* Begin Given data *

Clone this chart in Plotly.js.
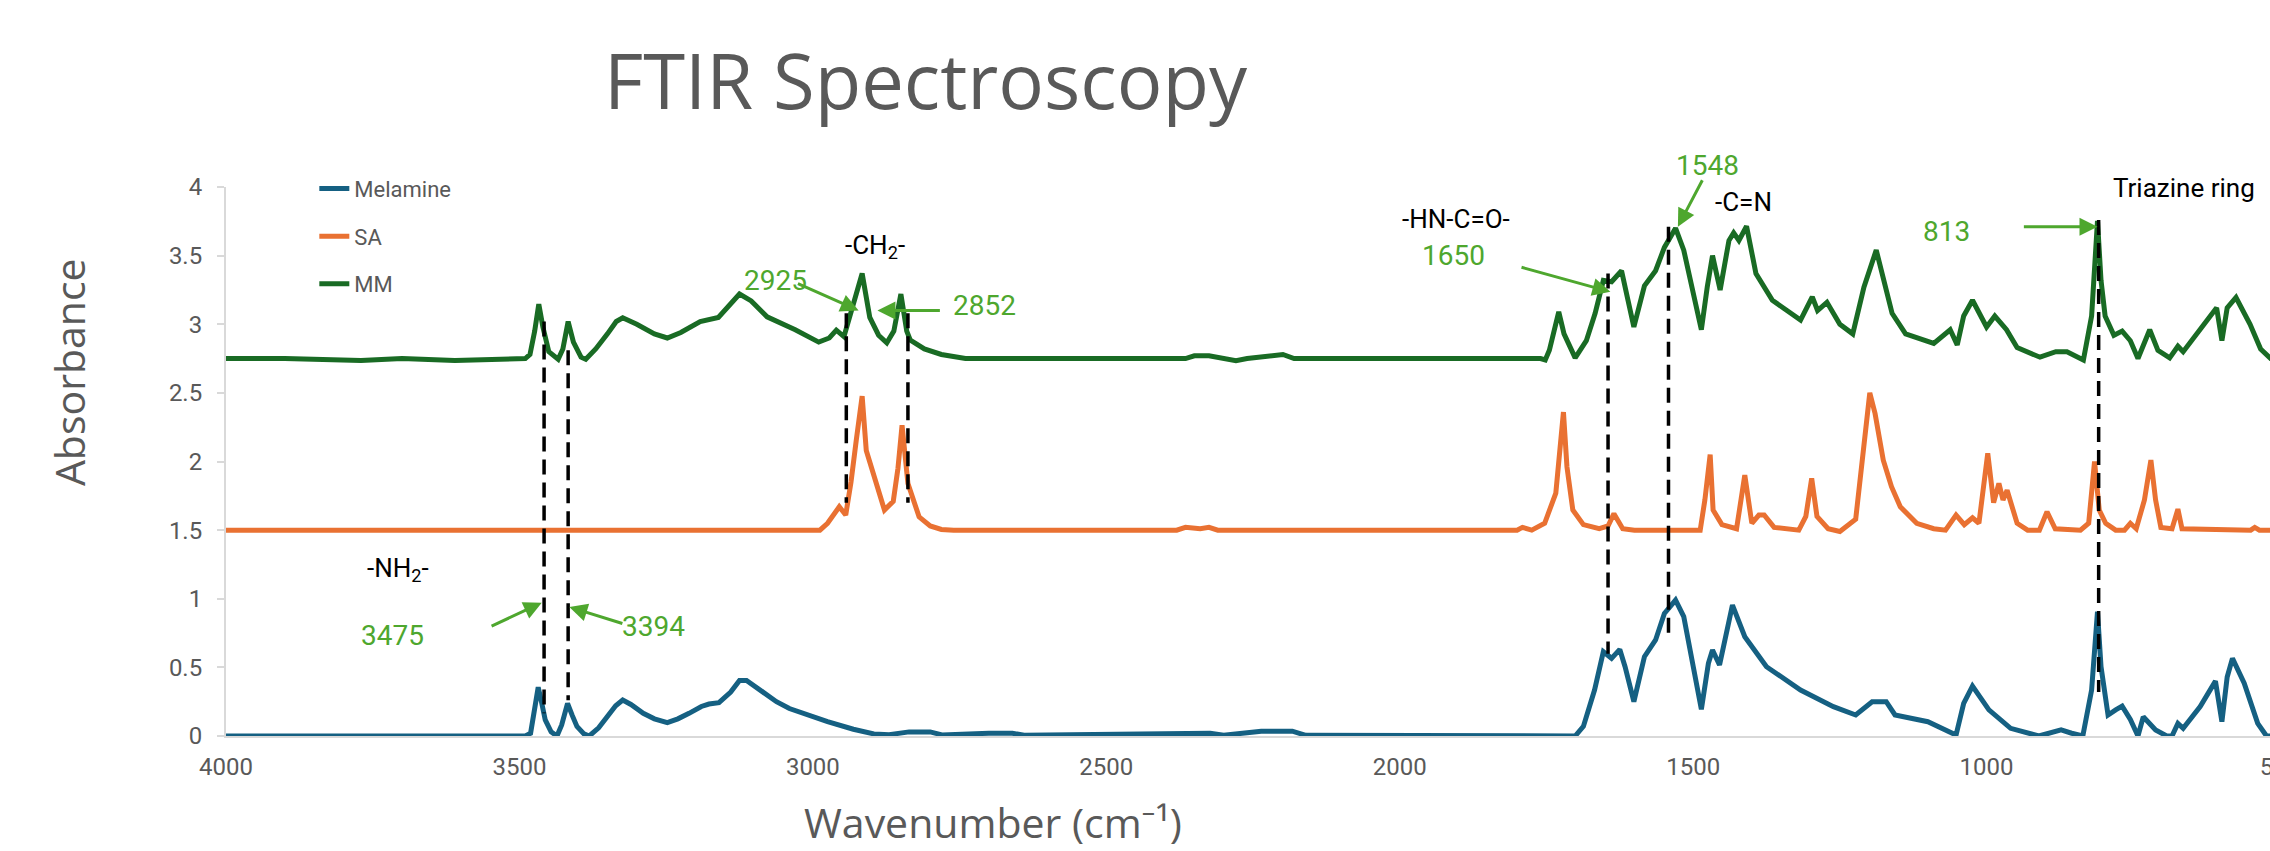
<!DOCTYPE html>
<html>
<head>
<meta charset="utf-8">
<script src="https://cdn.plot.ly/plotly-3.0.1.min.js"></script>
<style>
html, body { margin: 0; padding: 0; overflow: hidden; background: #ffffff; }
#chart { width: 2300px; height: 851px; }
</style>
</head>
<body>
<div id="chart"></div>
<script>
// ---------------- data ----------------
const seriesNames = ["Melamine", "SA", "MM"];

const melWn = [4000,3700,3490,3481,3474,3468,3462,3456,3446,3436,3428,3418,3410,3402,3390,3381,3365,3350,3336,3324,3310,3289,3270,3248,3230,3211,3190,3177,3160,3140,3125,3113,3095,3062,3040,3018,2975,2931,2896,2870,2836,2800,2780,2700,2660,2640,2365,2323,2300,2236,2183,2160,1701,1687,1668,1653,1639,1625,1616,1601,1583,1564,1549,1530,1516,1502,1486,1474,1467,1455,1433,1412,1375,1317,1261,1223,1205,1195,1171,1156,1100,1052,1039,1024,996,959,911,890,873,855,836,821,811,805,793,780,769,755,742,733,712,693,684,674,665,636,610,599,590,581,561,538,523,500];
const melAbs = [0,0,0,0.02,0.18,0.355,0.24,0.117,0.03,0,0.08,0.238,0.15,0.07,0.015,0,0.06,0.14,0.22,0.262,0.23,0.165,0.125,0.097,0.125,0.165,0.215,0.233,0.243,0.32,0.405,0.405,0.35,0.25,0.2,0.165,0.104,0.049,0.015,0.01,0.03,0.03,0.008,0.02,0.02,0.005,0.02,0.02,0.005,0.035,0.035,0.005,0,0.07,0.335,0.614,0.566,0.631,0.505,0.25,0.578,0.70,0.893,0.99,0.87,0.53,0.194,0.53,0.626,0.517,0.954,0.723,0.505,0.335,0.214,0.153,0.22,0.25,0.25,0.153,0.104,0.007,0.238,0.364,0.19,0.056,0,0.02,0.044,0.02,0,0.335,0.905,0.505,0.153,0.19,0.218,0.12,0,0.14,0.044,0,0,0.092,0.056,0.214,0.40,0.104,0.43,0.566,0.385,0.092,0,0];

const saWn = [4000,3000,2988,2975,2963,2955,2944,2935,2926,2916,2909,2895,2878,2863,2855,2848,2838,2819,2800,2781,2760,2380,2365,2340,2325,2310,1800,1791,1775,1753,1734,1721,1715,1705,1687,1660,1645,1635,1620,1600,1488,1480,1471,1466,1451,1426,1412,1400,1388,1379,1362,1320,1308,1298,1289,1270,1250,1223,1213,1199,1190,1176,1162,1147,1119,1090,1070,1052,1038,1024,1013,998,988,979,972,965,948,930,910,897,883,840,826,816,808,797,780,765,755,745,731,720,712,703,684,674,667,550,543,535,500];
const saAbs = [1.5,1.5,1.5,1.55,1.62,1.67,1.61,1.85,2.156,2.476,2.08,1.89,1.646,1.71,1.95,2.265,1.84,1.597,1.53,1.505,1.5,1.5,1.52,1.51,1.52,1.5,1.5,1.52,1.5,1.55,1.77,2.36,1.96,1.646,1.54,1.51,1.53,1.62,1.51,1.5,1.5,1.72,2.05,1.646,1.54,1.51,1.90,1.55,1.61,1.61,1.52,1.5,1.60,1.877,1.60,1.51,1.49,1.58,1.96,2.50,2.35,2.01,1.816,1.67,1.55,1.51,1.5,1.61,1.54,1.59,1.55,2.06,1.70,1.84,1.72,1.79,1.55,1.50,1.5,1.634,1.51,1.5,1.55,2.0,1.646,1.55,1.5,1.5,1.55,1.51,1.72,2.01,1.72,1.52,1.51,1.653,1.51,1.5,1.52,1.5,1.5];

const mmWn = [4000,3900,3770,3700,3610,3490,3482,3474,3467,3460,3450,3434,3426,3417,3408,3395,3387,3370,3350,3335,3324,3300,3270,3248,3225,3192,3161,3140,3125,3105,3078,3030,2990,2972,2960,2947,2930,2916,2903,2888,2874,2862,2850,2840,2834,2810,2781,2740,2365,2350,2325,2300,2279,2260,2215,2199,2180,1760,1752,1745,1729,1720,1701,1682,1667,1653,1639,1622,1611,1601,1583,1564,1549,1530,1516,1502,1486,1476,1467,1454,1439,1431,1422,1409,1393,1365,1317,1297,1288,1272,1250,1228,1209,1188,1176,1161,1138,1090,1062,1050,1039,1024,1000,986,966,948,909,882,863,835,821,811,805,798,783,769,755,742,722,708,688,674,665,636,608,599,590,575,551,533,516,500];
const mmAbs = [2.75,2.75,2.735,2.75,2.735,2.75,2.78,2.95,3.146,2.98,2.80,2.745,2.82,3.02,2.87,2.76,2.745,2.82,2.93,3.02,3.047,3.0,2.93,2.90,2.94,3.02,3.05,3.15,3.22,3.17,3.054,2.96,2.87,2.90,2.957,2.91,3.15,3.37,3.05,2.92,2.865,2.95,3.22,2.95,2.884,2.82,2.78,2.75,2.75,2.77,2.77,2.75,2.735,2.75,2.77,2.78,2.75,2.75,2.74,2.81,3.09,2.93,2.755,2.88,3.08,3.32,3.31,3.39,3.175,2.98,3.28,3.39,3.56,3.70,3.54,3.25,2.96,3.27,3.50,3.25,3.61,3.666,3.61,3.714,3.37,3.175,3.03,3.20,3.10,3.16,3.00,2.93,3.27,3.54,3.34,3.08,2.93,2.86,2.96,2.85,3.06,3.175,2.98,3.06,2.96,2.83,2.76,2.80,2.80,2.74,3.06,3.753,3.32,3.06,2.92,2.95,2.88,2.75,2.96,2.81,2.755,2.84,2.80,2.96,3.12,2.88,3.12,3.195,3.00,2.82,2.75,2.75];

const xTickVals = [4000,3500,3000,2500,2000,1500,1000,500];
const xTickText = ["4000","3500","3000","2500","2000","1500","1000","500"];
const yTickVals = [0,0.5,1,1.5,2,2.5,3,3.5,4];
const yTickText = ["0","0.5","1","1.5","2","2.5","3","3.5","4"];

// dashed marker lines (wavenumber, top absorbance, bottom absorbance)
const dashWn = [3458,3417,2943,2838,1645,1542,809];
const dashTop = [3.02,2.81,3.08,3.08,3.37,3.71,3.76];
const dashBottom = [0.165,0.26,1.70,1.70,0.60,0.75,0.32];

// green arrows (tail -> head)
const arrowTailWn = [3550,3322,3028,2781,1795,1483,939];
const arrowTailAbs = [0.796,0.816,3.30,3.10,3.418,4.06,3.71];
const arrowHeadWn = [3462,3415,2922,2890,1641,1526,811];
const arrowHeadAbs = [0.971,0.94,3.10,3.10,3.236,3.71,3.71];

// peak numbers (green)
const peakLabels = ["3475","3394","2925","2852","1650","1548","813"];
const peakLabelWn = [3717,3272,3063,2708,1908,1475,1069];
const peakLabelAbs = [0.735,0.796,3.32,3.14,3.50,4.16,3.673];

// group labels (black)
const groupLabels = ["-NH<sub>2</sub>-","-CH<sub>2</sub>-","-HN-C=O-","-C=N","Triazine ring"];
const groupLabelWn = [3707,2894,1904,1414,788];
const groupLabelAbs = [1.21,3.57,3.77,3.89,3.99];
const groupLabelAnchor = ["center","center","center","center","left"];

// ---------------- styling ----------------
const colors = ["#156082", "#E97132", "#196B24"];
const green = "#4EA72E";
const gray = "#595959";
const Y_MAX = 4;

const seriesX = [melWn, saWn, mmWn];
const seriesY = [melAbs, saAbs, mmAbs];

const traces = seriesNames.map((name, i) => ({
  type: "scatter",
  mode: "lines",
  name: name,
  legendgroup: "g" + i,
  x: seriesX[i],
  y: seriesY[i],
  line: { color: colors[i], width: 5 },
  hoverinfo: "x+y+name"
}));

const dx = [], dy = [];
dashWn.forEach((w, i) => {
  dx.push(w, w, null);
  dy.push(dashTop[i], dashBottom[i], null);
});
traces.push({
  type: "scatter",
  mode: "lines",
  x: dx,
  y: dy,
  showlegend: false,
  hoverinfo: "skip",
  line: { color: "#000000", width: 3.5, dash: "15px,8px" }
});

// labels above the axis range are placed in paper space so they are not hidden
function yPlace(v) {
  return v > Y_MAX
    ? { y: v / Y_MAX, yref: "paper", yanchor: "middle" }
    : { y: v, yref: "y", yanchor: "middle" };
}

const annotations = [];
arrowHeadWn.forEach((w, i) => {
  annotations.push({
    x: w, y: arrowHeadAbs[i], xref: "x", yref: "y",
    ax: arrowTailWn[i], ay: arrowTailAbs[i], axref: "x", ayref: "y",
    text: "", showarrow: true, arrowhead: 2, arrowsize: 1.2,
    arrowwidth: 3, arrowcolor: green
  });
});
peakLabels.forEach((t, i) => {
  annotations.push(Object.assign({
    x: peakLabelWn[i], xref: "x", xanchor: "center",
    text: t, showarrow: false,
    font: { family: "Roboto, sans-serif", size: 28, color: green }
  }, yPlace(peakLabelAbs[i])));
});
groupLabels.forEach((t, i) => {
  annotations.push(Object.assign({
    x: groupLabelWn[i], xref: "x",
    text: t, showarrow: false, xanchor: groupLabelAnchor[i],
    font: { family: "Roboto, sans-serif", size: 26, color: "#000000" }
  }, yPlace(groupLabelAbs[i])));
});
// chart and axis titles
annotations.push({
  x: 0.3408, y: 1.195, xref: "paper", yref: "paper",
  text: "FTIR Spectroscopy", showarrow: false,
  xanchor: "center", yanchor: "middle",
  font: { family: "Open Sans, sans-serif", size: 76, color: gray }
});
annotations.push({
  x: -0.0764, y: 0.663, xref: "paper", yref: "paper",
  text: "Absorbance", showarrow: false, textangle: -90,
  xanchor: "center", yanchor: "middle",
  font: { family: "Open Sans, sans-serif", size: 41, color: gray }
});
annotations.push({
  x: 0.3734, y: -0.157, xref: "paper", yref: "paper",
  text: "Wavenumber (cm\u207B\u00B9)", showarrow: false,
  xanchor: "center", yanchor: "middle",
  font: { family: "Open Sans, Noto Sans, DejaVu Sans, sans-serif", size: 41, color: gray }
});

const layout = {
  width: 2300,
  height: 851,
  margin: { l: 226, r: 20, t: 187, b: 115, pad: 0 },
  paper_bgcolor: "#ffffff",
  plot_bgcolor: "#ffffff",
  showlegend: true,
  legend: {
    x: 0.043, y: 1.035, xanchor: "left", yanchor: "top",
    font: { family: "Roboto, sans-serif", size: 22, color: gray },
    tracegroupgap: 16,
    bgcolor: "rgba(0,0,0,0)"
  },
  xaxis: {
    range: [4000, 500], autorange: false,
    tickmode: "array", tickvals: xTickVals, ticktext: xTickText,
    showline: true, linecolor: "#d9d9d9", linewidth: 2,
    showgrid: false, zeroline: false, ticks: "",
    ticklabelstandoff: 8,
    ticklabeloverflow: "allow",
    tickfont: { family: "Roboto, sans-serif", size: 24, color: gray }
  },
  yaxis: {
    range: [0, Y_MAX], autorange: false,
    tickmode: "array", tickvals: yTickVals, ticktext: yTickText,
    showline: true, linecolor: "#d9d9d9", linewidth: 2,
    showgrid: false, zeroline: false,
    ticks: "outside", ticklen: 7, tickcolor: "#d9d9d9", tickwidth: 2,
    ticklabelstandoff: 10,
    tickfont: { family: "Roboto, sans-serif", size: 24, color: gray }
  },
  annotations: annotations
};

Plotly.newPlot("chart", traces, layout, { displayModeBar: false, staticPlot: true });
</script>
</body>
</html>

* End Given data *

Search the data above for the string "chart" and return every line that has it.

* [Exercise answer]:
Clone this chart in Plotly.js.
#chart { width: 2300px; height: 851px; }
<div id="chart"></div>
// chart and axis titles
Plotly.newPlot("chart", traces, layout, { displayModeBar: false, staticPlot: true });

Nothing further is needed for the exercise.